Return verbatim everything from the first line through the line that contains "const arrowTargetE = [6.02, 5.31];", and stop there.

### COLLECTED MATERIAL

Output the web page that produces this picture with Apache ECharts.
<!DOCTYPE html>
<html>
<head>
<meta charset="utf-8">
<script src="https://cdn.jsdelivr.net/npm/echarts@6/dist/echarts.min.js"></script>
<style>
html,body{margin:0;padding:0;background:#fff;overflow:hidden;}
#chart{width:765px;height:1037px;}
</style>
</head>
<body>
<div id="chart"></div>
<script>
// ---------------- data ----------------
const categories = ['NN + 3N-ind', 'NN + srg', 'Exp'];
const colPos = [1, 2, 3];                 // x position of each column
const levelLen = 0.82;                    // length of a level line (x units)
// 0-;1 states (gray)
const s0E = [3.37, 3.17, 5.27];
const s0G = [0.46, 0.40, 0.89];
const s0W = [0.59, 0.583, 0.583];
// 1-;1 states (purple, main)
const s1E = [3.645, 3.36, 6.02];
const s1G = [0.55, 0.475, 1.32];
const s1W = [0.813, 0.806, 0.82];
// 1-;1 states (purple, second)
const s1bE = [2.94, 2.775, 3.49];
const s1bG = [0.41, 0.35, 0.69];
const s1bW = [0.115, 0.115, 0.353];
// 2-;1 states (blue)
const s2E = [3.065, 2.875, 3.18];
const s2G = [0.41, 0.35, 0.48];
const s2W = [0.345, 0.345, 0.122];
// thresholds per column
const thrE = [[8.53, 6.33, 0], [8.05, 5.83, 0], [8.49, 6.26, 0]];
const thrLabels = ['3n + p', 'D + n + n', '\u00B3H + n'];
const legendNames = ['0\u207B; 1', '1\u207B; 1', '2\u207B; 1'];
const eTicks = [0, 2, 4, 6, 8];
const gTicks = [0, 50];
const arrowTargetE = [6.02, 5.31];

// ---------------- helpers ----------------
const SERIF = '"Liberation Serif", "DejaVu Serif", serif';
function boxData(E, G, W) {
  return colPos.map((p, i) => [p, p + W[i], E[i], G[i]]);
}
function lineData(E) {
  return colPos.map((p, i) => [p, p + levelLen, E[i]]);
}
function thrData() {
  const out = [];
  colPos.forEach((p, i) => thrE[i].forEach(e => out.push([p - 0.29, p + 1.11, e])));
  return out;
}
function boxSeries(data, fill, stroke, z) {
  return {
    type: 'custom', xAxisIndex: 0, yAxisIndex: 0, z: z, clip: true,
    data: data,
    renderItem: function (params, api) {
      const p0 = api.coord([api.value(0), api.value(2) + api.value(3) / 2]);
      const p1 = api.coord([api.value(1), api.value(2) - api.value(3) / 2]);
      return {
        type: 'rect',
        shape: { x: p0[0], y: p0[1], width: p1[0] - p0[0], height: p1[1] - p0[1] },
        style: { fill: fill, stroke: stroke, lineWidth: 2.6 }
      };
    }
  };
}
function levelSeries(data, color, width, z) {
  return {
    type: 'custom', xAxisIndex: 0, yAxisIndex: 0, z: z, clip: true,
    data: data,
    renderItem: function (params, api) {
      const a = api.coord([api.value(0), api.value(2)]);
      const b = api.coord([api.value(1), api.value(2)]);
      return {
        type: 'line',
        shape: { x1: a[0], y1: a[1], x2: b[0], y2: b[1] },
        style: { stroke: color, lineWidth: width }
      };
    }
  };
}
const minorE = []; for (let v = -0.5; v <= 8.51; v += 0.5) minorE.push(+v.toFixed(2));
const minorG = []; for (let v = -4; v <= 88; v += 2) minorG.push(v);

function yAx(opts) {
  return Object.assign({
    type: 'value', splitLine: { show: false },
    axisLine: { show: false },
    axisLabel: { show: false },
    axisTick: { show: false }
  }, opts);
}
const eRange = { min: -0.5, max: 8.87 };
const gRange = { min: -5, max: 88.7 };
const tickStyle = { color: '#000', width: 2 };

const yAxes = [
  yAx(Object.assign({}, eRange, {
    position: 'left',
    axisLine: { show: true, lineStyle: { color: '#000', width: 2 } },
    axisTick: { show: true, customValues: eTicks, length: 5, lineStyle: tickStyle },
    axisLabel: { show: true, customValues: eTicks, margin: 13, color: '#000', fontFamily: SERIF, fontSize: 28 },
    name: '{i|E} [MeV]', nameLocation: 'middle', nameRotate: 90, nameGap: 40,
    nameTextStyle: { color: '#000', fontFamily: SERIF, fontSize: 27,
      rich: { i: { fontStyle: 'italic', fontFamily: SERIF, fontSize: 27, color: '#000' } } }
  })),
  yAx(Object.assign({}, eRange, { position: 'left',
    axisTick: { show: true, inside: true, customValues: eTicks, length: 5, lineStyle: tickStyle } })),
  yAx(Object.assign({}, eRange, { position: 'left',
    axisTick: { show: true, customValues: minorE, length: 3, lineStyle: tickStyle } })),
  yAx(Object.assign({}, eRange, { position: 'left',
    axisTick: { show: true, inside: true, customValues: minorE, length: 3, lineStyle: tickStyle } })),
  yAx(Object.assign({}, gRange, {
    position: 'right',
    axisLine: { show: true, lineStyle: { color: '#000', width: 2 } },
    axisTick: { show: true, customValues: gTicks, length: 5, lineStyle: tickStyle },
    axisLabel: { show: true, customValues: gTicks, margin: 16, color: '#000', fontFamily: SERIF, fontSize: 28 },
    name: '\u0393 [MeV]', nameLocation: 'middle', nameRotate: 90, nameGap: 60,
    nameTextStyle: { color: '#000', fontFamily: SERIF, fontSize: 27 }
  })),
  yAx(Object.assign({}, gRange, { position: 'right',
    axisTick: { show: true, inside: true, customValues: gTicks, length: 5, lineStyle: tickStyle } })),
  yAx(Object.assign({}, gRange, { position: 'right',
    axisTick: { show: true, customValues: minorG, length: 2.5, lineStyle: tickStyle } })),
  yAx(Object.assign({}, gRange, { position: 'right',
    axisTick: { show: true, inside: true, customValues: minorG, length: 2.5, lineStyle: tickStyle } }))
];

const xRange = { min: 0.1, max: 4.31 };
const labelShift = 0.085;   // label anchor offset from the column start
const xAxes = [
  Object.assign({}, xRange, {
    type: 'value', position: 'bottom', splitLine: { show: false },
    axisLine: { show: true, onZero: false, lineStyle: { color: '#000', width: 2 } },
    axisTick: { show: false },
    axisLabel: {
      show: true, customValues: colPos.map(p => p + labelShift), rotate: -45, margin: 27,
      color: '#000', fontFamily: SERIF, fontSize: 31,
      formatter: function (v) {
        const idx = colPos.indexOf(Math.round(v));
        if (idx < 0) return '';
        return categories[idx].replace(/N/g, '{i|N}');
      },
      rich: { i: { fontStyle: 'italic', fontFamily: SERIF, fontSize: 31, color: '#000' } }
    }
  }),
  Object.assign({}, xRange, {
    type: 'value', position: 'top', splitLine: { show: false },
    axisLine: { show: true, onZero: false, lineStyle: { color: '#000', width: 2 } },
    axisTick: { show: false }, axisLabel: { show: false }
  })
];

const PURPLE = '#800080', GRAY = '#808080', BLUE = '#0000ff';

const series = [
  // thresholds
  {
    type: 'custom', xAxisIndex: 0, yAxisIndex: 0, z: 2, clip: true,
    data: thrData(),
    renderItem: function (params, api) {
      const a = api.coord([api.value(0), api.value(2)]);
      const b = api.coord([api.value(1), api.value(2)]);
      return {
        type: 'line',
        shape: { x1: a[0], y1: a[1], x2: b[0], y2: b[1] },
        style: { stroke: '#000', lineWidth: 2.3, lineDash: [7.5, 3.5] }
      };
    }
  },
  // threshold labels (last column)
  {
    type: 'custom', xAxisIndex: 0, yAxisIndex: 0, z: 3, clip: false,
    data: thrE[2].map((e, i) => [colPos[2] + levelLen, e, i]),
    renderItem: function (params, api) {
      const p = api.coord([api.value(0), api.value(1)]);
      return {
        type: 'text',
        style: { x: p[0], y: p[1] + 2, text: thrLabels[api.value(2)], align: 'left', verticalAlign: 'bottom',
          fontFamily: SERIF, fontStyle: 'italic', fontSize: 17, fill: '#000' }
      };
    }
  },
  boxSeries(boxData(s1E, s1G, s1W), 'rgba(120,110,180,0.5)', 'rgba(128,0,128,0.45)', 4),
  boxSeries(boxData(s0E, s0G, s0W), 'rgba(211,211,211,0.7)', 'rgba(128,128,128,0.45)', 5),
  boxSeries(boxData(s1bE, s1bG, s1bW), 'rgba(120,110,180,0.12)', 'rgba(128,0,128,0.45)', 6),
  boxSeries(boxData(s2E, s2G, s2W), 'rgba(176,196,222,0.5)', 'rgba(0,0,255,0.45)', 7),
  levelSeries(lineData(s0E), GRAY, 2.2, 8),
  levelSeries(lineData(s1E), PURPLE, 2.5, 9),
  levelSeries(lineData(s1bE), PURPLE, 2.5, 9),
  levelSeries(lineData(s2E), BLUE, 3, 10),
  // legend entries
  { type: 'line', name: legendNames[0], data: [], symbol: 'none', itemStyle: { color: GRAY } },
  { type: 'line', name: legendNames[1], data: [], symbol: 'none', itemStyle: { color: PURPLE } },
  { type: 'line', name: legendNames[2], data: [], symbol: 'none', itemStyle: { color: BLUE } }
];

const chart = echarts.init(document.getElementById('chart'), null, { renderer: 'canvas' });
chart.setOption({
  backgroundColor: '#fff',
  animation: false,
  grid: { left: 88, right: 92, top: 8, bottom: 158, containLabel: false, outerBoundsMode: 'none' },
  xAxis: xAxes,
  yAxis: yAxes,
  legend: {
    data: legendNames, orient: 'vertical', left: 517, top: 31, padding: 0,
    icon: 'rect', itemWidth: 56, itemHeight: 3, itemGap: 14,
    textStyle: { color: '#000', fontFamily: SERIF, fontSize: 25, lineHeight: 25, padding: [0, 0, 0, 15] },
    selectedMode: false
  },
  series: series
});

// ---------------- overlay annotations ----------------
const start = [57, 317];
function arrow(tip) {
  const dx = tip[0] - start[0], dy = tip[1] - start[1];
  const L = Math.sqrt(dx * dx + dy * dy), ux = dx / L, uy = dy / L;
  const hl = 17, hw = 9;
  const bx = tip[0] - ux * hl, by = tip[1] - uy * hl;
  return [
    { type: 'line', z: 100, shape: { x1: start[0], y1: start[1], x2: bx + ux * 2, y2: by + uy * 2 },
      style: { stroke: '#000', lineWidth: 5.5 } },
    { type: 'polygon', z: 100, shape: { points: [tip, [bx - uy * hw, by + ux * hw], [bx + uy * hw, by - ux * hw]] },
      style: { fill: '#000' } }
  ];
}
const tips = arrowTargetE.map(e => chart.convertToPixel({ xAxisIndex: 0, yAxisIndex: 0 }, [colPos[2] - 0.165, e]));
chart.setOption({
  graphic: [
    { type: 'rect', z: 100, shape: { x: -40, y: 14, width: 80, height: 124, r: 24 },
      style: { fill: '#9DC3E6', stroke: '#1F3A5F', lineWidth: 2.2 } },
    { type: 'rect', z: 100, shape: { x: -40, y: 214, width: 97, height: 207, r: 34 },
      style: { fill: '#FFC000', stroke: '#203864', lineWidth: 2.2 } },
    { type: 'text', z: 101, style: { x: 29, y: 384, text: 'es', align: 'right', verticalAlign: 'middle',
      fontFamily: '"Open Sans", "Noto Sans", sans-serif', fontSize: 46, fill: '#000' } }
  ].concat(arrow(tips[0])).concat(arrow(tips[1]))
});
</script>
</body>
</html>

######

__RIGHT ANSWER__:
Output the web page that produces this picture with Apache ECharts.
<!DOCTYPE html>
<html>
<head>
<meta charset="utf-8">
<script src="https://cdn.jsdelivr.net/npm/echarts@6/dist/echarts.min.js"></script>
<style>
html,body{margin:0;padding:0;background:#fff;overflow:hidden;}
#chart{width:765px;height:1037px;}
</style>
</head>
<body>
<div id="chart"></div>
<script>
// ---------------- data ----------------
const categories = ['NN + 3N-ind', 'NN + srg', 'Exp'];
const colPos = [1, 2, 3];                 // x position of each column
const levelLen = 0.82;                    // length of a level line (x units)
// 0-;1 states (gray)
const s0E = [3.37, 3.17, 5.27];
const s0G = [0.46, 0.40, 0.89];
const s0W = [0.59, 0.583, 0.583];
// 1-;1 states (purple, main)
const s1E = [3.645, 3.36, 6.02];
const s1G = [0.55, 0.475, 1.32];
const s1W = [0.813, 0.806, 0.82];
// 1-;1 states (purple, second)
const s1bE = [2.94, 2.775, 3.49];
const s1bG = [0.41, 0.35, 0.69];
const s1bW = [0.115, 0.115, 0.353];
// 2-;1 states (blue)
const s2E = [3.065, 2.875, 3.18];
const s2G = [0.41, 0.35, 0.48];
const s2W = [0.345, 0.345, 0.122];
// thresholds per column
const thrE = [[8.53, 6.33, 0], [8.05, 5.83, 0], [8.49, 6.26, 0]];
const thrLabels = ['3n + p', 'D + n + n', '\u00B3H + n'];
const legendNames = ['0\u207B; 1', '1\u207B; 1', '2\u207B; 1'];
const eTicks = [0, 2, 4, 6, 8];
const gTicks = [0, 50];
const arrowTargetE = [6.02, 5.31];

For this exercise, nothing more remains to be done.